Lines with "Generate a Python" and "ax2 = ax.twinx()" mark the range, both included. Reproduce exactly that stretch, without pictures.

--- Begin GIVEN ENTRIES ---

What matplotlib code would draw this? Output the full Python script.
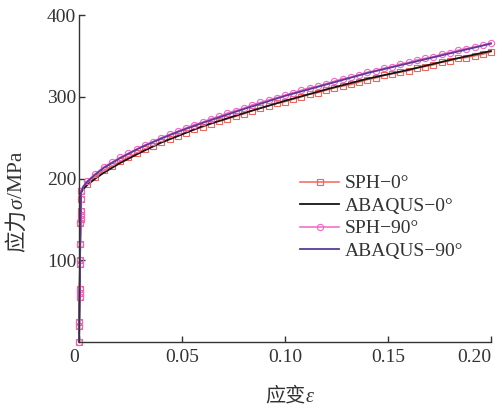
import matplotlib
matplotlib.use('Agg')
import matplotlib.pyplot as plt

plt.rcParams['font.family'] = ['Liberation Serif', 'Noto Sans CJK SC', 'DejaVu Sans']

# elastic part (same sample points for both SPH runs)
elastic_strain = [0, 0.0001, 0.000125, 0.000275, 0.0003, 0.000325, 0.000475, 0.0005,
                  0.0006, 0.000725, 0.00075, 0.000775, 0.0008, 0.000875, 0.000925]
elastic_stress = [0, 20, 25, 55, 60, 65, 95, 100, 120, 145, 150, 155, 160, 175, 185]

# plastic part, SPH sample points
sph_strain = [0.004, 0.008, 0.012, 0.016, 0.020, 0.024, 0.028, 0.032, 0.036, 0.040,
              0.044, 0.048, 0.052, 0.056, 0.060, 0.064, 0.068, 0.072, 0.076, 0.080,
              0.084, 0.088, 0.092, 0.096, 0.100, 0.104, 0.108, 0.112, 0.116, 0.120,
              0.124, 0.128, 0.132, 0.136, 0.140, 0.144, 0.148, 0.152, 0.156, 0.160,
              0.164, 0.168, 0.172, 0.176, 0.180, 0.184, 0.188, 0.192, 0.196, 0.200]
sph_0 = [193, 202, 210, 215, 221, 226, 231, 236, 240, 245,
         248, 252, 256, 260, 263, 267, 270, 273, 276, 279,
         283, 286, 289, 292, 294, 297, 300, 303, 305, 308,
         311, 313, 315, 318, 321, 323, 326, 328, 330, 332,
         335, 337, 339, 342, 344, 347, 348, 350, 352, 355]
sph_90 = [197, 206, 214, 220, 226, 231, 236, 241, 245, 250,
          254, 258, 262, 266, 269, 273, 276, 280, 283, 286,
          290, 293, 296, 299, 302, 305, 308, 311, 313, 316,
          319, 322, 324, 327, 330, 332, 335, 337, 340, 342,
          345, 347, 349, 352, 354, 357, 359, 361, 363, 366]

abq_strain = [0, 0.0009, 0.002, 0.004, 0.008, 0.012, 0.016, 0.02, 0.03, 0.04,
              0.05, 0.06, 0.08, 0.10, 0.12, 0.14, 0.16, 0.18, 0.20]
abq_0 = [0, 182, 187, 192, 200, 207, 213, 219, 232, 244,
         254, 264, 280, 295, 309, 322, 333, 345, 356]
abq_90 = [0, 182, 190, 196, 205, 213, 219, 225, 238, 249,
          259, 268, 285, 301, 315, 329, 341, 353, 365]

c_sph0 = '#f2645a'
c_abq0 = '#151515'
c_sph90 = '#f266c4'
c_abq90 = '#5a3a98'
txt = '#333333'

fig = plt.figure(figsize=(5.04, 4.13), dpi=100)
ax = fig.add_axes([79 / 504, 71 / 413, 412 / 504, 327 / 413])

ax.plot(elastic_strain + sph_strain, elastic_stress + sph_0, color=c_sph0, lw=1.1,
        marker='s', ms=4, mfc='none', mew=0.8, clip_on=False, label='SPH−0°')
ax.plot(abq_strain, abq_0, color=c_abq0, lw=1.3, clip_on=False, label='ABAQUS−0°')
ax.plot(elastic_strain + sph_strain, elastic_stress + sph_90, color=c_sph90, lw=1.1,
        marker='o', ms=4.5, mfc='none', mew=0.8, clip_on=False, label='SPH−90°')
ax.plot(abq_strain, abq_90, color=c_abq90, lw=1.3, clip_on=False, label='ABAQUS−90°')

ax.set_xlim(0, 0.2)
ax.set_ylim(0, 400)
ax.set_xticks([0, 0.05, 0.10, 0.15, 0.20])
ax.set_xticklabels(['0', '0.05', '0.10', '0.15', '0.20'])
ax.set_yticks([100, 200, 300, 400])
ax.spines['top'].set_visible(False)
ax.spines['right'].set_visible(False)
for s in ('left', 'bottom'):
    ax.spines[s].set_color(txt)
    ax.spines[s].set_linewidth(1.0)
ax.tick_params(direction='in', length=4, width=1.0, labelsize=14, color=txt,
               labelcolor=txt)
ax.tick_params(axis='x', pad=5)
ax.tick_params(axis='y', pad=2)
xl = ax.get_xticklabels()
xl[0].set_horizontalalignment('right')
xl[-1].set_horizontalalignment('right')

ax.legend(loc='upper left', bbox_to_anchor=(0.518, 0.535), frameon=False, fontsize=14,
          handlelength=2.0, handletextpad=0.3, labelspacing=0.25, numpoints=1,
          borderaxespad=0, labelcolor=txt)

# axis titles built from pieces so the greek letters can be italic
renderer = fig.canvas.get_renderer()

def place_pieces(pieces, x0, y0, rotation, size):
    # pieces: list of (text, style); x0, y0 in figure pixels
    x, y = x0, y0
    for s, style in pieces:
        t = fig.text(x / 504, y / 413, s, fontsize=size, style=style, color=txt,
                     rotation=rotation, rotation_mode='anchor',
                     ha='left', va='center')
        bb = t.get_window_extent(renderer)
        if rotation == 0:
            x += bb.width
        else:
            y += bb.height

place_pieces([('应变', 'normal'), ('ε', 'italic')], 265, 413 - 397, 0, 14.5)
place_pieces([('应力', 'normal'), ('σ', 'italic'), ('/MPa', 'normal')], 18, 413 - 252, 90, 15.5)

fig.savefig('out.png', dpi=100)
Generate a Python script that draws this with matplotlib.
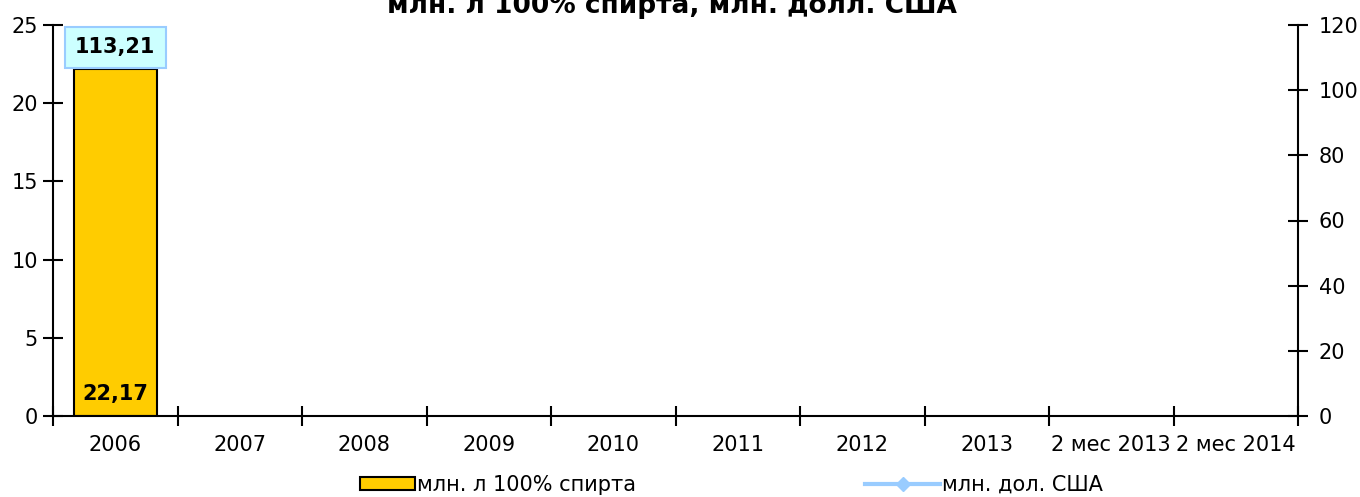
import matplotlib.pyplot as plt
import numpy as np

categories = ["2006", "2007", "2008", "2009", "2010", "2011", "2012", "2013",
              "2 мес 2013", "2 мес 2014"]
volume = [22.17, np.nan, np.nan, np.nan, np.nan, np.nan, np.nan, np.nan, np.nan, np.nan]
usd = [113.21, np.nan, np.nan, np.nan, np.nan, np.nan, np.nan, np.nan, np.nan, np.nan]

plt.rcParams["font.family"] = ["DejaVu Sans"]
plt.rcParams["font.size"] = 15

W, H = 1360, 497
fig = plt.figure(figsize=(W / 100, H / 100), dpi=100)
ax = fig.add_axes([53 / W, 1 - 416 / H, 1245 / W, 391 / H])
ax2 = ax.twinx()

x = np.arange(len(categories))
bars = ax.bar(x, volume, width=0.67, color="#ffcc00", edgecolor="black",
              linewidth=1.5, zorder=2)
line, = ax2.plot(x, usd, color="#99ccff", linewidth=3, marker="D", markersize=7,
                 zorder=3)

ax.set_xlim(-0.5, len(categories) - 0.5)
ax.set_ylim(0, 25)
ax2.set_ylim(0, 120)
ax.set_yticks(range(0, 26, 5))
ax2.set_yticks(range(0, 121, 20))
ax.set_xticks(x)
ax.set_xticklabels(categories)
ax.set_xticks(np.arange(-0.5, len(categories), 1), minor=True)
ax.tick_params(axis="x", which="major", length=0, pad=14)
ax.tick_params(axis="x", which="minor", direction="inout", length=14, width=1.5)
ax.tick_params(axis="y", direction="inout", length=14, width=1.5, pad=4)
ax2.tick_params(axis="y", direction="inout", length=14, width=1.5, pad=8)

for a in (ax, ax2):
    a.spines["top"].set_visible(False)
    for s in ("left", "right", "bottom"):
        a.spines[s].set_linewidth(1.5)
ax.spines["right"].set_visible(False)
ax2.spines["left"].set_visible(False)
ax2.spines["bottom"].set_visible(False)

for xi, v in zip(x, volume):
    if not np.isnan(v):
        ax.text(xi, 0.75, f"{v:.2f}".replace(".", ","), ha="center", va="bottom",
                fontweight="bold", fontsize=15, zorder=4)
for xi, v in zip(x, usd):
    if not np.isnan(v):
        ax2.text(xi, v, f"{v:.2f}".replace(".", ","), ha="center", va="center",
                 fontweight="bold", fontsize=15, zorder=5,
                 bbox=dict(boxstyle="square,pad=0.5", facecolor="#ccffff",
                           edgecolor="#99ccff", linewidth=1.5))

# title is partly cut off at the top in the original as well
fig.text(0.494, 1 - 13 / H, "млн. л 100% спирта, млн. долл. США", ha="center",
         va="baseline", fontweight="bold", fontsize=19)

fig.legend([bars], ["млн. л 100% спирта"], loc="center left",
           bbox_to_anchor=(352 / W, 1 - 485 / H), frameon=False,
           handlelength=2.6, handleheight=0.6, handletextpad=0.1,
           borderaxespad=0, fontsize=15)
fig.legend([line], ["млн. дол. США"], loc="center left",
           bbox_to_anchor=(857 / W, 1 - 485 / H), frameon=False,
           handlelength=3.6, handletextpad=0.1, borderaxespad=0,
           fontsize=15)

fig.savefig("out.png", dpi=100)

--- End GIVEN ENTRIES ---

*OUTPUT OF THE EXERCISE*:
Generate a Python script that draws this with matplotlib.
import matplotlib.pyplot as plt
import numpy as np

categories = ["2006", "2007", "2008", "2009", "2010", "2011", "2012", "2013",
              "2 мес 2013", "2 мес 2014"]
volume = [22.17, np.nan, np.nan, np.nan, np.nan, np.nan, np.nan, np.nan, np.nan, np.nan]
usd = [113.21, np.nan, np.nan, np.nan, np.nan, np.nan, np.nan, np.nan, np.nan, np.nan]

plt.rcParams["font.family"] = ["DejaVu Sans"]
plt.rcParams["font.size"] = 15

W, H = 1360, 497
fig = plt.figure(figsize=(W / 100, H / 100), dpi=100)
ax = fig.add_axes([53 / W, 1 - 416 / H, 1245 / W, 391 / H])
ax2 = ax.twinx()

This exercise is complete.